:: Aim ::
Word for word, copy all the data and drop the pictures.

:: Collected data ::

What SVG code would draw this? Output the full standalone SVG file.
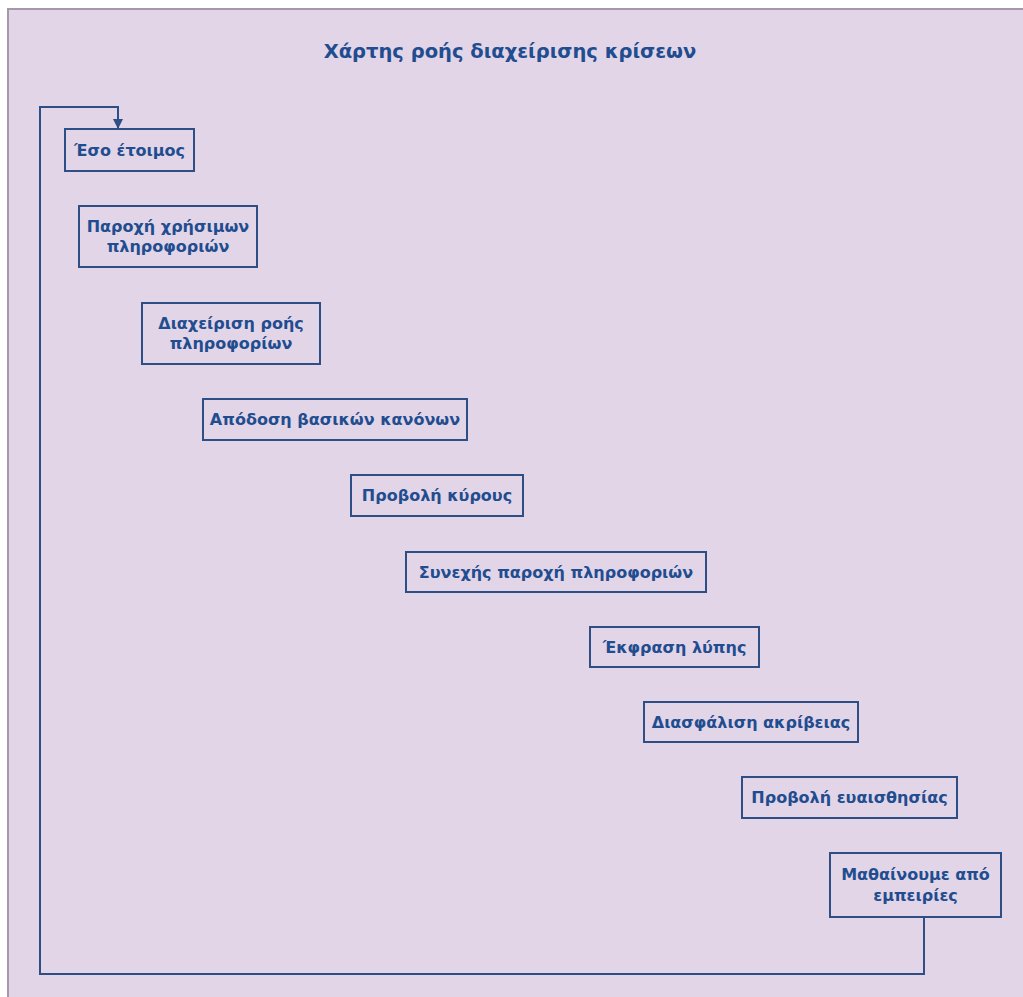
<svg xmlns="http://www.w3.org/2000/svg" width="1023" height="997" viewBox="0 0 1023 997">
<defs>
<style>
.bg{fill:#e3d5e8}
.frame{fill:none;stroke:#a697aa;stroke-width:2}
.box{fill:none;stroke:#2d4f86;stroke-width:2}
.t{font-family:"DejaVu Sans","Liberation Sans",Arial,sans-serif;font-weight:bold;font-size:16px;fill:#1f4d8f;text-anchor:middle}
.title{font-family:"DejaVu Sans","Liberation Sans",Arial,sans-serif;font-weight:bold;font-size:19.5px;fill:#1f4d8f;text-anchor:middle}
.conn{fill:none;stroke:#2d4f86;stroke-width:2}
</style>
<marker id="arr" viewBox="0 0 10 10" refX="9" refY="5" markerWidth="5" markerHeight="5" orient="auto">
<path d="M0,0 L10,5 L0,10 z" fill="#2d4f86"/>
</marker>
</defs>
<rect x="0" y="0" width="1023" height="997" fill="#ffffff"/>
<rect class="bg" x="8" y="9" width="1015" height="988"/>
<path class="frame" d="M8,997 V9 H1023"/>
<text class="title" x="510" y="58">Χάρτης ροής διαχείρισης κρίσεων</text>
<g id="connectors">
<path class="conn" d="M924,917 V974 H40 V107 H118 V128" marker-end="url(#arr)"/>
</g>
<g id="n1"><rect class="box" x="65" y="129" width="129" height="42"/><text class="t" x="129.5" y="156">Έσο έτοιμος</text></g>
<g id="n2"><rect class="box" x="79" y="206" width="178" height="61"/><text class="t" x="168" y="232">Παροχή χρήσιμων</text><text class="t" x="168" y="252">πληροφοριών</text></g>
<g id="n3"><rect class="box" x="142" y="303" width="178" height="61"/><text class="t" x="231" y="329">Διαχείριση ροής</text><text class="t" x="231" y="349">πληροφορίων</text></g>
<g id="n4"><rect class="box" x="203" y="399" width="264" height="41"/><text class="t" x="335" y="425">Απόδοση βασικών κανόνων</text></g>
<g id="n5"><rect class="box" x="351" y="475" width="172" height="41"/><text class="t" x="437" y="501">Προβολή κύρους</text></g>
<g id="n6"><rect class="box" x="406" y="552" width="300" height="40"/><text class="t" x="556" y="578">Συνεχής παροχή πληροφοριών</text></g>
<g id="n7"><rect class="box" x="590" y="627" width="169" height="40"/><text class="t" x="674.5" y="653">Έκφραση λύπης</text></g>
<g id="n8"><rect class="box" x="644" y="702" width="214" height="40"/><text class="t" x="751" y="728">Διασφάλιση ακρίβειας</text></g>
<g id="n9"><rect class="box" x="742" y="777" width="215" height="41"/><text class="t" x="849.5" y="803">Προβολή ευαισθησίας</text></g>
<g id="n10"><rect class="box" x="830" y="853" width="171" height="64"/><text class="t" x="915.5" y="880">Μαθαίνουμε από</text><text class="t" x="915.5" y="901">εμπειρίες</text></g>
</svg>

:: Final result ::
What SVG code would draw this? Output the full standalone SVG file.
<svg xmlns="http://www.w3.org/2000/svg" width="1023" height="997" viewBox="0 0 1023 997">
<defs>
<style>
.bg{fill:#e3d5e8}
.frame{fill:none;stroke:#a697aa;stroke-width:2}
.box{fill:none;stroke:#2d4f86;stroke-width:2}
.t{font-family:"DejaVu Sans","Liberation Sans",Arial,sans-serif;font-weight:bold;font-size:16px;fill:#1f4d8f;text-anchor:middle}
.title{font-family:"DejaVu Sans","Liberation Sans",Arial,sans-serif;font-weight:bold;font-size:19.5px;fill:#1f4d8f;text-anchor:middle}
.conn{fill:none;stroke:#2d4f86;stroke-width:2}
</style>
<marker id="arr" viewBox="0 0 10 10" refX="9" refY="5" markerWidth="5" markerHeight="5" orient="auto">
<path d="M0,0 L10,5 L0,10 z" fill="#2d4f86"/>
</marker>
</defs>
<rect x="0" y="0" width="1023" height="997" fill="#ffffff"/>
<rect class="bg" x="8" y="9" width="1015" height="988"/>
<path class="frame" d="M8,997 V9 H1023"/>
<text class="title" x="510" y="58">Χάρτης ροής διαχείρισης κρίσεων</text>
<g id="connectors">
<path class="conn" d="M924,917 V974 H40 V107 H118 V128" marker-end="url(#arr)"/>
</g>
<g id="n1"><rect class="box" x="65" y="129" width="129" height="42"/><text class="t" x="129.5" y="156">Έσο έτοιμος</text></g>
<g id="n2"><rect class="box" x="79" y="206" width="178" height="61"/><text class="t" x="168" y="232">Παροχή χρήσιμων</text><text class="t" x="168" y="252">πληροφοριών</text></g>
<g id="n3"><rect class="box" x="142" y="303" width="178" height="61"/><text class="t" x="231" y="329">Διαχείριση ροής</text><text class="t" x="231" y="349">πληροφορίων</text></g>
<g id="n4"><rect class="box" x="203" y="399" width="264" height="41"/><text class="t" x="335" y="425">Απόδοση βασικών κανόνων</text></g>
<g id="n5"><rect class="box" x="351" y="475" width="172" height="41"/><text class="t" x="437" y="501">Προβολή κύρους</text></g>
<g id="n6"><rect class="box" x="406" y="552" width="300" height="40"/><text class="t" x="556" y="578">Συνεχής παροχή πληροφοριών</text></g>
<g id="n7"><rect class="box" x="590" y="627" width="169" height="40"/><text class="t" x="674.5" y="653">Έκφραση λύπης</text></g>
<g id="n8"><rect class="box" x="644" y="702" width="214" height="40"/><text class="t" x="751" y="728">Διασφάλιση ακρίβειας</text></g>
<g id="n9"><rect class="box" x="742" y="777" width="215" height="41"/><text class="t" x="849.5" y="803">Προβολή ευαισθησίας</text></g>
<g id="n10"><rect class="box" x="830" y="853" width="171" height="64"/><text class="t" x="915.5" y="880">Μαθαίνουμε από</text><text class="t" x="915.5" y="901">εμπειρίες</text></g>
</svg>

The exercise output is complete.